Last week at its GPU Technology Conference, Nvidia unveiled the first details of its upcoming GK110 GPU, the "real" Kepler chip and bigger brother to the GK104 silicon powering the GeForce GTX 600 series. Although the GK110 won't be hitting the market for some time yet, Nvidia's increasing focus on GPU-computing applications has changed the rules, causing the GPU firm to show its cards well ahead of the product's release. As a result, we now know quite a bit about the GK110's architecture and the mix of resources it offers for GPU-computing work. With a little conjecture, we can probably paint a fairly accurate picture of its graphics capabilities, too.
Let's start with the GK110's basic specifications. Since we've known the GK104's layout for a while now, the exact dimensions of its bigger brother have been the subject of some speculation. Turns out most of our guesses weren't too far from the mark, although there are a few surprises.
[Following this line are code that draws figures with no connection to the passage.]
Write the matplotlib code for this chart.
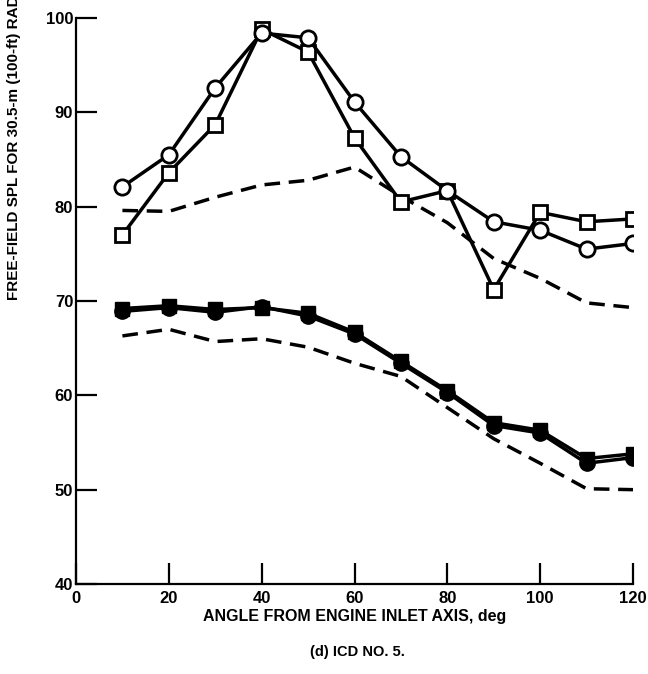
import matplotlib
matplotlib.use("Agg")
import matplotlib.pyplot as plt

# Angles from engine inlet axis (deg)
angle = [10, 20, 30, 40, 50, 60, 70, 80, 90, 100, 110, 120]

# Measured free-field SPL, dB
spl_open_circle = [82.1, 85.5, 92.6, 98.4, 97.9, 91.1, 85.3, 81.7, 78.4, 77.5, 75.5, 76.1]
spl_open_square = [77.0, 83.6, 88.7, 98.8, 96.4, 87.3, 80.5, 81.7, 71.2, 79.4, 78.4, 78.7]
spl_filled_circle = [68.9, 69.3, 68.8, 69.4, 68.4, 66.5, 63.4, 60.3, 56.8, 56.0, 52.8, 53.4]
spl_filled_square = [69.2, 69.5, 69.1, 69.3, 68.7, 66.7, 63.6, 60.5, 57.1, 56.3, 53.3, 53.8]

# Reference (dashed) curves
spl_ref_upper = [79.6, 79.5, 81.0, 82.3, 82.8, 84.2, 81.1, 78.3, 74.5, 72.4, 69.8, 69.3]
spl_ref_lower = [66.3, 67.0, 65.7, 66.0, 65.1, 63.4, 62.0, 58.7, 55.4, 52.8, 50.1, 50.0]

x_ticks = [0, 20, 40, 60, 80, 100, 120]
y_ticks = [40, 50, 60, 70, 80, 90, 100]

W, H = 648, 674
fig = plt.figure(figsize=(W / 100, H / 100), dpi=100)
ax = fig.add_axes([76 / W, (H - 584) / H, (633 - 76) / W, (584 - 18) / H])

dash = (0, (4.5, 2.5))
ax.plot(angle, spl_ref_upper, color="black", lw=2.5, linestyle=dash, zorder=2)
ax.plot(angle, spl_ref_lower, color="black", lw=2.5, linestyle=dash, zorder=2)

ax.plot(angle, spl_open_square, color="black", lw=2.5, marker="s", ms=10,
        mfc="white", mec="black", mew=2, zorder=3)
ax.plot(angle, spl_open_circle, color="black", lw=2.5, marker="o", ms=11,
        mfc="white", mec="black", mew=2, zorder=4)
ax.plot(angle, spl_filled_square, color="black", lw=2.5, marker="s", ms=10,
        mfc="black", mec="black", zorder=3)
ax.plot(angle, spl_filled_circle, color="black", lw=2.5, marker="o", ms=11,
        mfc="black", mec="black", zorder=4)

ax.set_xlim(0, 120)
ax.set_ylim(40, 100)
ax.set_xticks(x_ticks)
ax.set_yticks(y_ticks)
for side in ("top", "right"):
    ax.spines[side].set_visible(False)
for side in ("left", "bottom"):
    ax.spines[side].set_linewidth(1.6)
ax.tick_params(direction="in", length=15, width=1.6)
ax.tick_params(axis="x", pad=5)
ax.tick_params(axis="y", pad=2)

label_font = dict(family=["Liberation Sans", "DejaVu Sans"], weight="bold")
for lab in ax.get_xticklabels() + ax.get_yticklabels():
    lab.set_fontsize(12)
    lab.set_fontfamily(label_font["family"])
    lab.set_fontweight("bold")

ax.set_xlabel("ANGLE FROM ENGINE INLET AXIS, deg", fontsize=11.5, labelpad=2, **label_font)

fig.text(14 / W, (H - 300) / H, "FREE-FIELD SPL FOR 30.5-m (100-ft) RADIUS, dB",
         rotation=90, ha="center", va="bottom", fontsize=11, **label_font)
fig.text(357 / W, (H - 652) / H, "(d) ICD NO. 5.", ha="center", va="center",
         fontsize=10.5, **label_font)

fig.savefig("out.png", dpi=100)
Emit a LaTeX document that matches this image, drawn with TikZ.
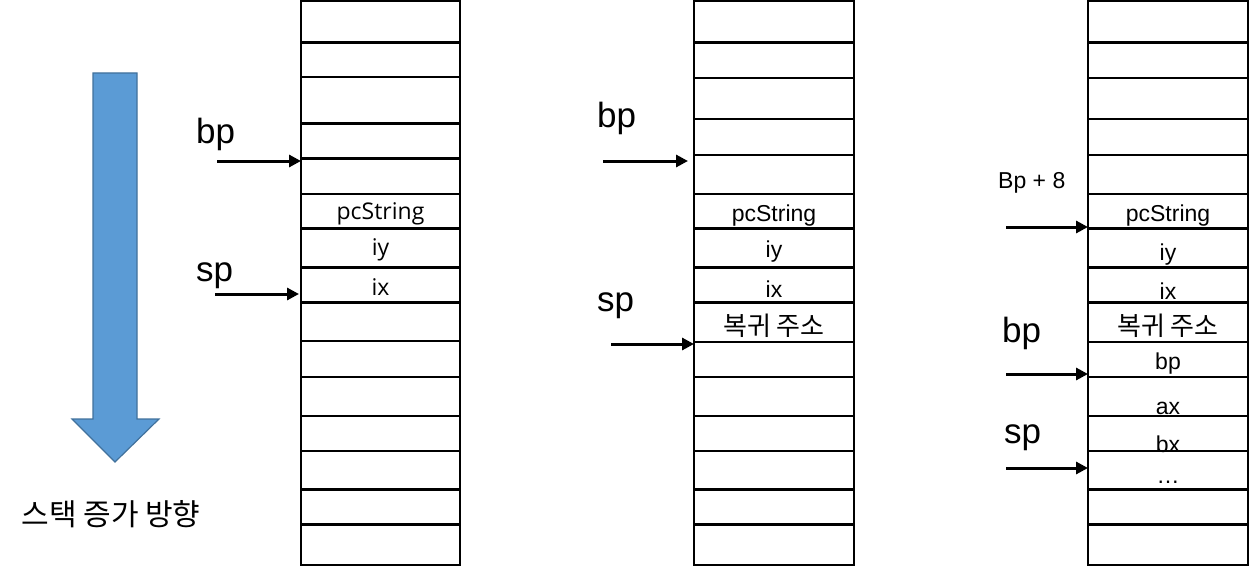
\documentclass[tikz,border=0pt]{standalone}
\usepackage{fontspec}
\setmainfont{Liberation Sans}
\newfontfamily\kr{Noto Sans CJK KR}
\newfontfamily\cellfont{Open Sans}
\usetikzlibrary{arrows.meta}
\definecolor{growfill}{HTML}{5B9BD5}
\definecolor{growedge}{HTML}{41719C}

\begin{document}
\begin{tikzpicture}[x=1pt,y=-1pt,
    ptr/.style={line width=3pt,-{Triangle[length=12pt,width=12pt]}},
    frame/.style={line width=2.2pt},
    reg/.style={anchor=base west,inner sep=0pt,font=\fontsize{35}{35}\selectfont},
    cell/.style={anchor=base,inner sep=0pt,font=\fontsize{23}{23}\selectfont}]
  \useasboundingbox (0,0) rectangle (1250,567);

  % stack growth direction
  \draw[fill=growfill,draw=growedge,line width=1.2pt]
    (93,73) -- (137,73) -- (137,419) -- (159,419) -- (115,462)
    -- (72,419) -- (93,419) -- cycle;
  \node[inner sep=0pt,font=\kr\fontsize{30}{30}\selectfont] (grow) at (111,514) {스택 증가 방향};

  % the three stacks
  \draw[frame] (301,1) rectangle (460,565);
  \foreach \y in {42.5,77,123.5,158.5,194,228.5,267.5,302.5,341,377,416,451,489.5,524.5}
    \draw[frame] (301,\y) -- (460,\y);
  \foreach \x in {694,1088} {
    \draw[frame] (\x,1) rectangle (\x+160,565);
    \foreach \y in {42.5,78,119,155,194,228.5,267.5,302.5,342,377,416,451,489.5,524.5}
      \draw[frame] (\x,\y) -- (\x+160,\y);
  }

  % first stack
  \begin{scope}[every node/.style={cell,font=\cellfont\fontsize{23}{23}\selectfont}]
    \node (pcA) at (380.5,219) {pcString};
    \node (iyA) at (380.5,255) {iy};
    \node (ixA) at (380.5,295) {ix};
  \end{scope}
  \node[reg] (bpA) at (196,143) {bp};
  \node[reg] (spA) at (196,281) {sp};
  \coordinate (bpAfrom) at (217,161);
  \coordinate (bpAto) at (301,161);
  \coordinate (spAfrom) at (215,294);
  \coordinate (spAto) at (299,294);
  \path (bpAfrom) edge[ptr] (bpAto);
  \path (spAfrom) edge[ptr] (spAto);

  % second stack
  \begin{scope}[every node/.style={cell}]
    \node (pcB) at (774,221) {pcString};
    \node (iyB) at (774,257) {iy};
    \node (ixB) at (774,297) {ix};
    \node[font=\kr\fontsize{26}{26}\selectfont] (retB) at (774,335) {복귀 주소};
  \end{scope}
  \node[reg] (bpB) at (597,128) {bp};
  \node[reg] (spB) at (597,311) {sp};
  \coordinate (bpBfrom) at (603,161);
  \coordinate (bpBto) at (688,161);
  \coordinate (spBfrom) at (611,344);
  \coordinate (spBto) at (694,344);
  \path (bpBfrom) edge[ptr] (bpBto);
  \path (spBfrom) edge[ptr] (spBto);

  % third stack
  \begin{scope}[every node/.style={cell}]
    \node (pcC) at (1168,221) {pcString};
    \node (iyC) at (1168,260) {iy};
    \node (ixC) at (1168,299.5) {ix};
    \node[font=\kr\fontsize{26}{26}\selectfont] (retC) at (1168,335) {복귀 주소};
    \node (bpsave) at (1168,369) {bp};
    \node (axC) at (1168,414) {ax};
    \node (bxC) at (1168,452) {bx};
    \node (dotsC) at (1168,483) {\dots};
  \end{scope}
  \node[reg,font=\fontsize{23}{23}\selectfont] (bparg) at (998,188) {Bp + 8};
  \node[reg] (bpC) at (1002,342) {bp};
  \node[reg] (spC) at (1004,443) {sp};
  \coordinate (argfrom) at (1006,227);
  \coordinate (argto) at (1088,227);
  \coordinate (bpCfrom) at (1006,374);
  \coordinate (bpCto) at (1088,374);
  \coordinate (spCfrom) at (1006,468);
  \coordinate (spCto) at (1088,468);
  \path (argfrom) edge[ptr] (argto);
  \path (bpCfrom) edge[ptr] (bpCto);
  \path (spCfrom) edge[ptr] (spCto);
\end{tikzpicture}
\end{document}
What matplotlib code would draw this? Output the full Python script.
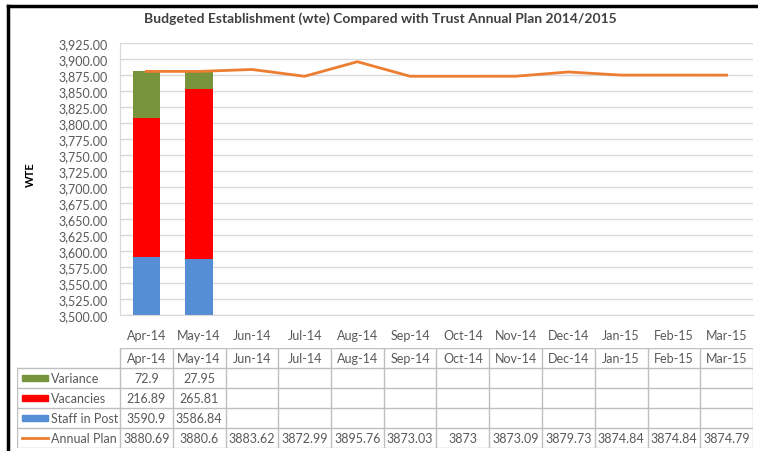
import matplotlib
matplotlib.use("Agg")
import matplotlib.pyplot as plt
from matplotlib.lines import Line2D
from matplotlib.patches import Rectangle
from matplotlib.ticker import FuncFormatter, MultipleLocator

plt.rcParams['font.family'] = ['Lato', 'DejaVu Sans']

months = ["Apr-14", "May-14", "Jun-14", "Jul-14", "Aug-14", "Sep-14",
          "Oct-14", "Nov-14", "Dec-14", "Jan-15", "Feb-15", "Mar-15"]
staff_in_post = [3590.9, 3586.84]
vacancies = [216.89, 265.81]
variance = [72.9, 27.95]
annual_plan = [3880.69, 3880.6, 3883.62, 3872.99, 3895.76, 3873.03,
               3873, 3873.09, 3879.73, 3874.84, 3874.84, 3874.79]

c_staff = "#558ED5"
c_vac = "#FF0000"
c_var = "#77933C"
c_plan = "#ED7D31"
grid_c = "#D9D9D9"
txt_c = "#404040"

W, H = 758, 452
fig = plt.figure(figsize=(W / 100, H / 100), dpi=100)

def box(l, t, r, b):
    return [l / W, 1 - b / H, (r - l) / W, (b - t) / H]

# main chart
ax = fig.add_axes(box(120, 44, 753, 316))
x = list(range(len(months)))
nb = len(staff_in_post)
bw = 0.52
ax.bar(x[:nb], staff_in_post, bw, color=c_staff, zorder=2)
ax.bar(x[:nb], vacancies, bw, bottom=staff_in_post, color=c_vac, zorder=2)
bot2 = [s + v for s, v in zip(staff_in_post, vacancies)]
ax.bar(x[:nb], variance, bw, bottom=bot2, color=c_var, zorder=2)
ax.plot(x, annual_plan, color=c_plan, lw=2, zorder=3)

ax.set_xlim(-0.5, len(months) - 0.5)
ax.set_ylim(3500, 3925)
ax.yaxis.set_major_locator(MultipleLocator(25))
ax.yaxis.set_major_formatter(FuncFormatter(lambda v, p: f"{v:,.2f}"))
ax.set_xticks(x)
ax.set_xticklabels(months)
ax.tick_params(axis="both", length=0, labelsize=9, colors="#595959")
ax.tick_params(axis="y", pad=9)
ax.tick_params(axis="x", pad=10)
ax.grid(axis="y", color=grid_c, lw=1, zorder=0)
for s in ["top", "right"]:
    ax.spines[s].set_visible(False)
for s in ["left", "bottom"]:
    ax.spines[s].set_color(grid_c)

fig.text(380 / W, 1 - 19 / H, "Budgeted Establishment (wte) Compared with Trust Annual Plan 2014/2015",
         ha="center", va="center", fontsize=10, fontweight="bold", color=txt_c)
fig.text(30 / W, 1 - 175 / H, "WTE", ha="center", va="center", rotation=90,
         fontsize=8, fontweight="bold", color="black")

# data table below
tx = fig.add_axes(box(17, 349, 753, 449))
left = -0.5 - (120 - 17) / 52.75
tx.set_xlim(left, len(months) - 0.5)
tx.set_ylim(5, 0)
tx.axis("off")
line_c = "#BFBFBF"
tx.plot([-0.5, len(months) - 0.5], [0, 0], color=line_c, lw=1)
for r in range(1, 6):
    tx.plot([left, len(months) - 0.5], [r, r], color=line_c, lw=1)
for i in range(len(months) + 1):
    tx.plot([i - 0.5, i - 0.5], [0, 5], color=line_c, lw=1)
tx.plot([left, left], [1, 5], color=line_c, lw=1)

for i, m in enumerate(months):
    tx.text(i, 0.5, m, ha="center", va="center", fontsize=9, color="#595959")

rows = [("Variance", variance, c_var, "bar"),
        ("Vacancies", vacancies, c_vac, "bar"),
        ("Staff in Post", staff_in_post, c_staff, "bar"),
        ("Annual Plan", annual_plan, c_plan, "line")]
sx0 = left + 5 / 52.75
sx1 = left + 31 / 52.75
for r, (name, vals, col, kind) in enumerate(rows, start=1):
    yc = r + 0.5
    if kind == "bar":
        tx.add_patch(Rectangle((sx0, yc - 0.15), sx1 - sx0, 0.3, color=col))
    else:
        tx.plot([sx0, sx1], [yc, yc], color=col, lw=2)
    tx.text(sx1 + 3 / 52.75, yc, name, ha="left", va="center", fontsize=9, color="#595959")
    for i, v in enumerate(vals):
        tx.text(i, yc, f"{v:g}", ha="center", va="center", fontsize=9, color="#595959")

# screenshot frame
fig.add_artist(Line2D([8 / W, 1], [1 - 7 / H, 1 - 7 / H], color="black", lw=2.5))
fig.add_artist(Line2D([8 / W, 8 / W], [0, 1 - 7 / H], color="black", lw=2.5))

fig.savefig("out.png", dpi=100)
We don't have its exact dimensions yet, but the chip itself is likely to be enormous; it packs in 7.1 billion transistors, roughly double the count of the GK104. The die shot released by Nvidia offers some clear hints about how those transistors have been allocated, as you can see below.
The GK110 is divided into five of the deep green structures above, which are almost certainly GPCs, or graphics processing clusters, nearly complete GPUs unto themselves. Each of those GPCs houses three SMX cores, and Nvidia has confirmed the chip hosts a total of 15 of those. By contrast, the GK104 has four GPCs with two SMX cores each, so the GK110 nearly doubles its per-clock processing power.
Ringing three sides of the chip are its six 64-bit memory controllers, giving it an aggregate 384-bit path to memory, 50% more than the GK104. That's not an increase in interface width from the big Kepler's true predecessor, the Fermi-based GF110, but GDDR5 data rates are up by roughly 50% in the Kepler generation, so there's a bandwidth increase on tap, regardless. Looks like the PCI Express interface is on the upper edge of the chip; it has been upgraded to Gen3, with twice the peak data rates of Gen2 devices.
Because it has a dual mission, serving both the GPU computing and video card markets, the GK110 has a bit different character than GK104. As you've likely noted, in some cases it has twice the capacity of GK104, while other increases are closer to 50% or so. More notably, the GK110 has some compute-oriented features that the GK104 lacks, including ECC support (for both on-chip storage and off-chip memory) and the ability to process double-precision floating-point math at much higher rates. (The GK104 has token double-precision support at 1/24th the single precision rate, only to maintain compatibility. Single-precision datatypes tend to be entirely sufficient for real-time graphics and most consumer applications involving GPU computing.)
Nvidia said repeatedly at the show that increasing double-precision performance was a major objective for the big Kepler chip, and it appears the firm is on track to deliver. The GF110-based Tesla M2090 card is rated for a peak of 666 DP gigaflops, and Nvidia claims the GK110-based Tesla K20 will exceed one teraflops. If we assume a relatively conservative clock rate of 700MHz for the Tesla product, we'd expect the K20 to double the M2090's throughput, to 1.3 teraflops.
The ceiling may be even higher than that. Nvidia's press release about the K20 cryptically says the GK110 "delivers three times more double precision performance compared to Fermi architecture-based Tesla products," and Huang said something similar in his keynote. In other presentations, though, the 3X claims were tied to power efficiency, as in three times the DP flops per watt, which seems like a more plausible outcome—and a very good one, since power constraints are paramount in virtually any computing environment these days. In order to deliver full-on three times the DP flops of Fermi-based Tesla cards, the K20 would have to run at nearly 1GHz. It's possible the K20 could reach that speed temporarily thanks to Nvidia's new driver-based dynamic voltage and frequency scaling mechanism (dubbed GPU Boost in the GeForce products), but it seems unlikely the K20 will achieve sustained operation at that frequency.